EPSCI Group Meeting Sep. 14, 2020

From epsciwiki
Jump to navigation Jump to search

The meeting time is 10:00am.

Connection Info:

You can connect using BlueJeans Video conferencing (ID: 253 300 597). (Click "Expand" to the right for details -->):

Meeting URL
 https://bluejeans.com/253300597?src=join_info

Meeting ID
253 300 597

Want to dial in from a phone?

Dial one of the following numbers:
+1.888.240.2560 (US Toll Free)
(see all numbers - https://www.bluejeans.com/premium-numbers)

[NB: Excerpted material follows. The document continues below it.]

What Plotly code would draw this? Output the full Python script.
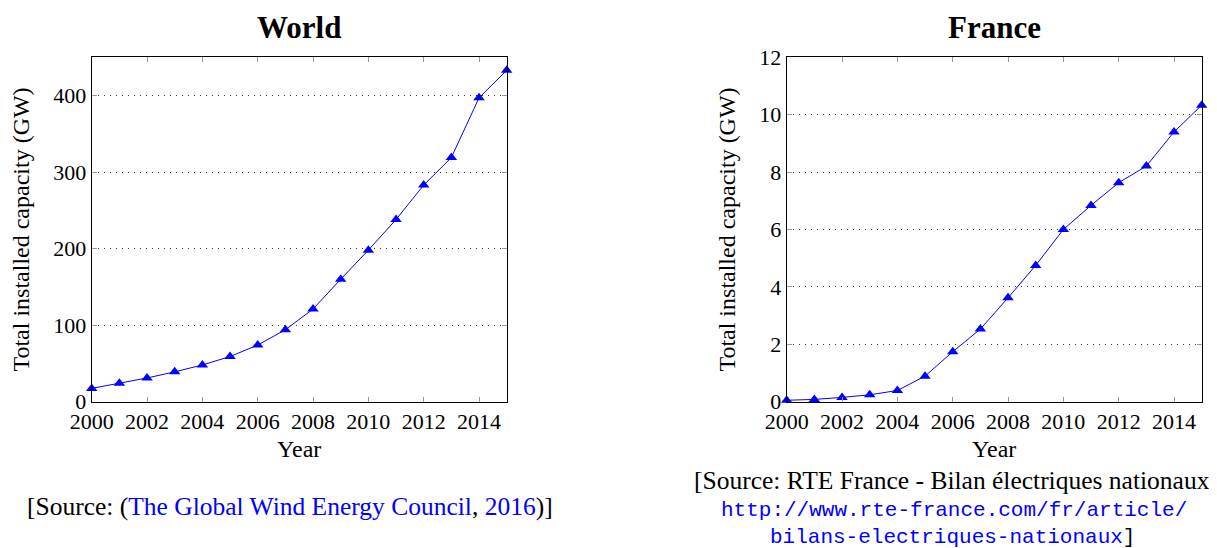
import plotly.graph_objects as go
from plotly.subplots import make_subplots

years = list(range(2000, 2016))
world_gw = [17.4, 24, 31, 39, 48, 59, 74, 94, 121, 160, 198, 238, 283, 319, 397, 433]
france_gw = [0.05, 0.08, 0.15, 0.24, 0.39, 0.89, 1.74, 2.53, 3.62, 4.75, 6.0, 6.84, 7.63, 8.21, 9.40, 10.33]
x_ticks = list(range(2000, 2015, 2))
world_yticks = [0, 100, 200, 300, 400]
france_yticks = [0, 2, 4, 6, 8, 10, 12]

SERIF = "Liberation Serif"
MONO = "Liberation Mono"

fig = make_subplots(rows=1, cols=2)

for col, vals in [(1, world_gw), (2, france_gw)]:
    fig.add_trace(go.Scatter(
        x=years, y=vals, mode="lines+markers",
        line=dict(color="blue", width=1),
        marker=dict(symbol="triangle-up", size=10, color="blue"),
        showlegend=False, cliponaxis=False,
    ), row=1, col=col)

# page body has an 8px margin: size the figure to fit and place in page pixels
OFF = 8
W, H = 1217 - OFF, 548 - OFF
def fx(px):
    return (px - OFF) / W
def fy(py):
    return 1 - (py - OFF) / H

fig.update_layout(
    width=W, height=H,
    margin=dict(l=0, r=0, t=0, b=0, autoexpand=False),
    paper_bgcolor="white", plot_bgcolor="white",
    font=dict(family=SERIF, size=22, color="black"),
    xaxis=dict(domain=[fx(91.7), fx(506.7)]),
    xaxis2=dict(domain=[fx(786.7), fx(1201.7)]),
    yaxis=dict(domain=[fy(401.7), fy(57.3)]),
    yaxis2=dict(domain=[fy(401.7), fy(57.3)]),
)

common_x = dict(
    range=[2000, 2015], tickvals=x_ticks, ticktext=[str(t) for t in x_ticks],
    ticks="inside", ticklen=5, tickcolor="#999999", tickwidth=1,
    showline=True, linecolor="black", linewidth=1, mirror="ticks",
    showgrid=False, zeroline=False, automargin=False,
    title=dict(text="Year", standoff=7, font=dict(size=24)),
    tickfont=dict(size=22),
)
fig.update_xaxes(**common_x)

common_y = dict(
    ticks="inside", ticklen=5, tickcolor="#999999", tickwidth=1,
    showline=True, linecolor="black", linewidth=1, mirror="ticks",
    showgrid=True, gridcolor="#333333", griddash="1px,5px", gridwidth=1,
    zeroline=False, tickfont=dict(size=22), automargin=False,
    title=dict(text="Total installed capacity (GW)", standoff=16, font=dict(size=24)),
)
fig.update_yaxes(range=[0, 450], tickvals=world_yticks, **common_y, row=1, col=1)
fig.update_yaxes(range=[0, 12], tickvals=france_yticks, **common_y, row=1, col=2)

annotations = [
    dict(text="<b>World</b>", x=fx(299), y=fy(27), font=dict(size=31)),
    dict(text="<b>France</b>", x=fx(994), y=fy(27), font=dict(size=31)),
    dict(text="[Source: (<span style='color:blue'>The Global Wind Energy Council</span>, "
              "<span style='color:blue'>2016</span>)]",
         x=fx(290), y=fy(506), font=dict(size=25.5)),
    dict(text="[Source: RTE France - Bilan électriques nationaux",
         x=fx(952), y=fy(480), font=dict(size=25.5)),
    dict(text="http://www.rte-france.com/fr/article/",
         x=fx(954), y=fy(510), font=dict(size=21, family=MONO, color="blue")),
    dict(text="<span style='color:blue;font-family:Liberation Mono'>bilans-electriques-nationaux</span>]",
         x=fx(952), y=fy(537), font=dict(size=21, family=MONO, color="black")),
]
for a in annotations:
    a.update(xref="paper", yref="paper", showarrow=False, xanchor="center", yanchor="middle")
fig.update_layout(annotations=annotations)

fig.write_html("out.html")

Enter the meeting ID and passcode followed by #

Connecting from a room system?
Dial: bjn.vc or 199.48.152.152 and enter your meeting ID & passcode

Agenda:

  1. Previous meeting
  2. Announcements
  3. Graham's Project
  4. Ongoing Activities
    • JANA2
      • GlueX port
      • A.I. support
    • A.I.
    • EVIO-6
    • SRO
      • ERSAP
      • Hall-B/D TriDAS
    • Offsite Computing
      • NERSC/PSC GlueX meeting Tuesday
      • OSG
    • JLab Common Environment (CE) + SPACK
  5. GUI for Calorimeter calibration scripts (Hall-D Request)
  6. Publications
  7. AOT



Minutes:

Attendees: David L., Carl T., Nathan B., Thomas B., Vardan G., Kishan R., Graham H.

Announcements

  • Some issues with GPU assignments on sciml nodes. Also related to "Folding at Home" jobs.

JANA2

  • GlueX Port
    • ~2400 files and ~0.5M lines of code
    • Successfully ported ~214 files (JObjects)
    • Some issues with HDGeometry library
      • Dependency with hdds
    • JResourceManager has not been implemented in JANA2. Nathan now understands what it does and has a plan on how to implement it there.

A.I.

  • Kishan still finalizing system for saving models from Keras and loading from C++
  • Some issues with casting Tensors based on floats to ones based on double and vice versa
  • Hydra
    • (see announcements regarding sciml nodes)
    • Using Thomas' desktop at jlab for now which has one RTC Titan card
    • Training CDC model took ~24hr and used the equivalent of 26k x 3 images
      • Using label weights to correct for natural imbalance between images with "good" labels vs. "bad"
      • Current training includes all "good" images, but some could be dropped to speed up training.
      • Recent test used 1.5k "bad" images David generated to mimic single HV board failures. 60% used in training
      • Training included random sample of "bad" images. May need to retrain where images of certain failure modes are excluded so test can be made for generalization.


EVIO-6

  • Issue identified when reading from file
    • Simultaneous support of HIPPO and EVIO has ambiguity in determining if EVIO is format being read (no place in event data to record definitively if it is EVIO)
    • Plan has been formed on how to address that will properly determine format in most all cases. Will rely on catching exception for rare cases where it gets it wrong.

CLAS12

  • CODA/jcedit
    • Dave A. reported a bug to Vardan that jcedit does not save properly formatted COOL config. when making connection between ROC and a non-EB component.
    • Having this feature would be useful for non-standard test systems like sending data to "none" or some "debug" process
    • The issue has been fixed by Vardan
  • CLAS12 Reconstruction
    • JDK-11 was tested some time ago and seen to improve performance considerably in CLAS12 reconstruction
    • Most notably the Tracking code improved nearly 20% in single threaded operation over JDK-8
    • Recently, some discrepancies were noted in tracking results correlating with the change to JDK-11
    • Problem traced to matrix inversions done with a 3rd party package (JAMA) that was adopted years ago, but has apparently not been actively developed since 2012.
    • Vardan supplied a working example of an alternative package that can be used to replace it.
    • Vardan noted that locating the source of this bug was done relatively quickly due to the micro-services architecture CLAS12 is built on.

SRO

  • ERCAP Data Lake testing
    • In addition to redis, testing has now been done using a ring buffer system provided by Carl and implemented by Vardan.
    • Test were done using the CLAS12 Forward Tagger with beam at a rate of 95.5MB/s with a frame drop rate of ~<1%
    • Possibility to couple with CLAS12 recon. software to produce pi0 peak. Will require conversion to HIPPO though which is currently done offline using a dedicated, single threaded program (not CLARA-based). Not clear how long it work take to convert that to a service so processing chain could be fully implemented online.

SPACK

  • Wouter D. gave presentation to Ops group in CST last week.
  • Presentation gave overview of SPACK including strengths and weaknesses
  • Thomas was at meeting, but will reach out to Wouter for his slides.

OSG

  • No OSG jobs run at JLab yet as far as Thomas knows.
  • Some minor details need to be finished by various people. No strict and immediate deadlines so work lingers a bit.